Steve Clemons at The New America Foundation alleges a serious problem for Paulson and Rubin, but I'm not sure exactly what the allegation is. Or rather in the case of Clemons' allegation that Paulson knew last fall that Goldman was in bigger trouble than it was saying, I don't see any hard evidence for this.
“Rubin and Paulson have had major conflicts of interest that make Tim Geithner's tax manipulations while an IMF employee look pathetically insignficant. Tom Daschle's rides in a town car, Killifer's failure to pay taxes on domestic help, and others who have avoided government because of the very high hurdles Obama has set for those who join his team simply pale in comparison to what we have learned about Bob Rubin's ties to Citibank, Goldman and the Treasury; Hank Paulson to both Treasury and Goldman -- and which have implications as well for their chief acolytes Lawrence Summers and Timothy Geithner,” Clemons writes.

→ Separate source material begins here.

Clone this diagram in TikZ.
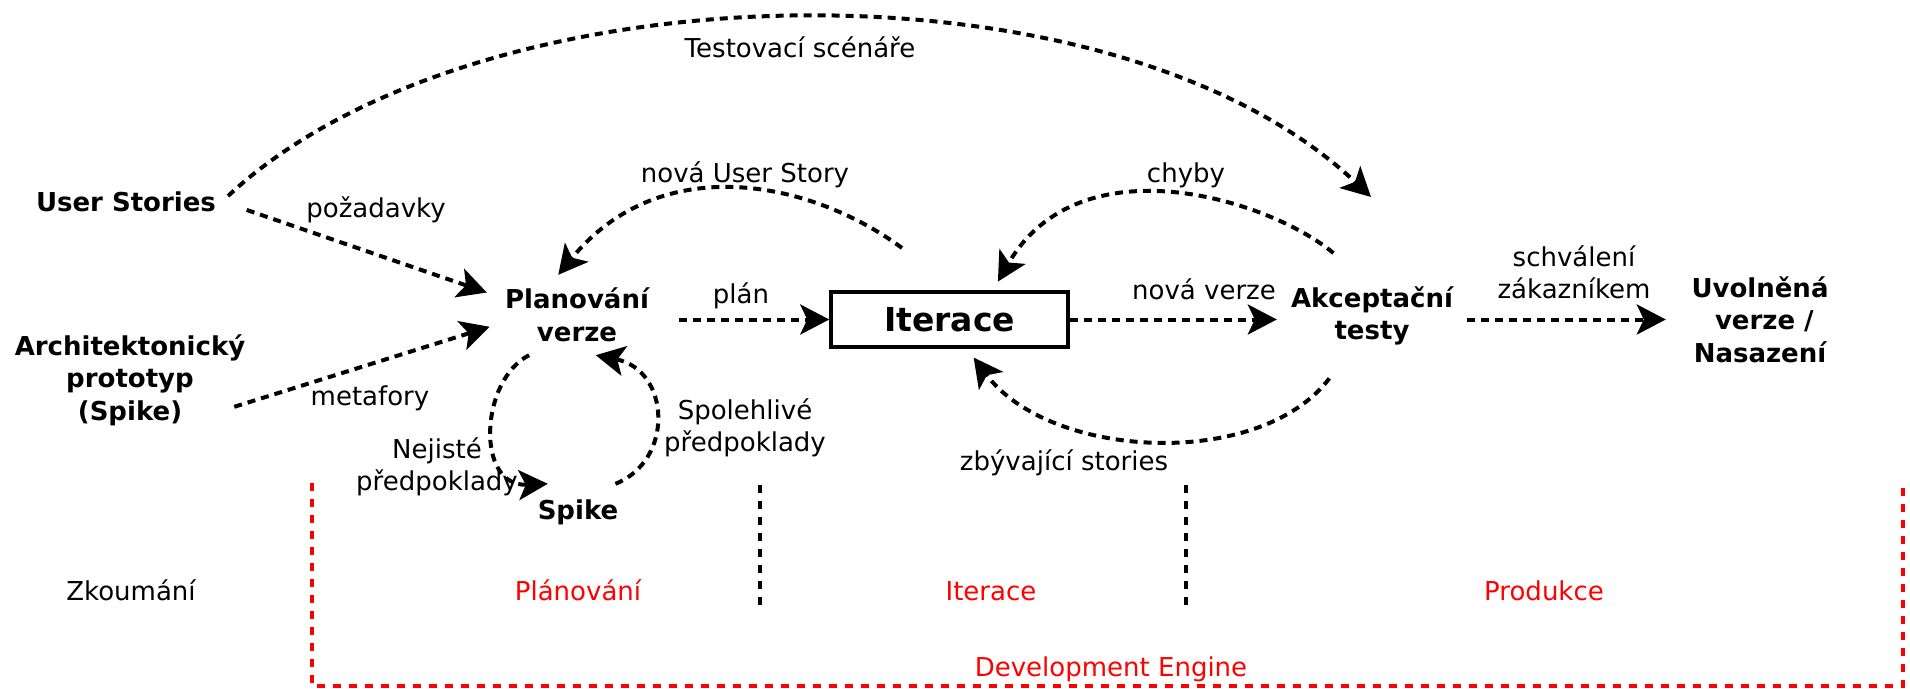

“AIG and Goldman both lied about their positions last September. And Hank Paulson and other major financial elites involved in the AIG bailout knew it also,” he says.
Sam Jones at The Financial Times has his eye on this as well. Source:
The Washington Times III. From Eliot Spitzer's "The Real AIG Scandal":
"Everybody is rushing to condemn AIG's bonuses, but this simple scandal is obscuring the real disgrace at the insurance giant: Why are AIG's counterparties* getting paid back in full, to the tune of tens of billions of taxpayer dollars?"
[*counterparties - AIG's trading partners (Goldman Sachs, Bank of America, Merrill Lynch, UBS, JPMorgan Chase, Morgan Stanley, Deutsche Bank, Barclays, etc.)]
"So now we know for sure what we already surmised: The AIG bailout has been a way to hide an enormous second round of cash to the same group that had received TARP money already."
"Why did Goldman have to get back 100 cents on the dollar? Didn't we already give Goldman a $25 billion capital infusion, and aren't they sitting on more than $100 billion in cash? Haven't we been told recently that they are beginning to come back to fiscal stability? If that is so, couldn't they have accepted a discount, and couldn't they have agreed to certain conditions before the AIG dollars-that is, our dollars-flowed? The appearance that this was all an inside job is overwhelming. AIG was nothing more than a conduit for huge capital flows to the same old suspects, with no reason or explanation."
Source:
Slate Spitzer goes on to ask several questions. Among them (paraphrased): What was discussed at the meeting that preceded the first decision in September to grant AIG $80 billion in TARP funds? Now Treasury Secretary Timothy Geithner, Then Treasury Secretary Henry Paulson, Fed Chairman Ben Bernanke, and Goldman Sachs CEO Lloyd Blankfein were all there at the meeting. And what did they all know about how the bailout money would be used to funnel money to Goldman Sachs and the other AIG counterparties (trading partners)?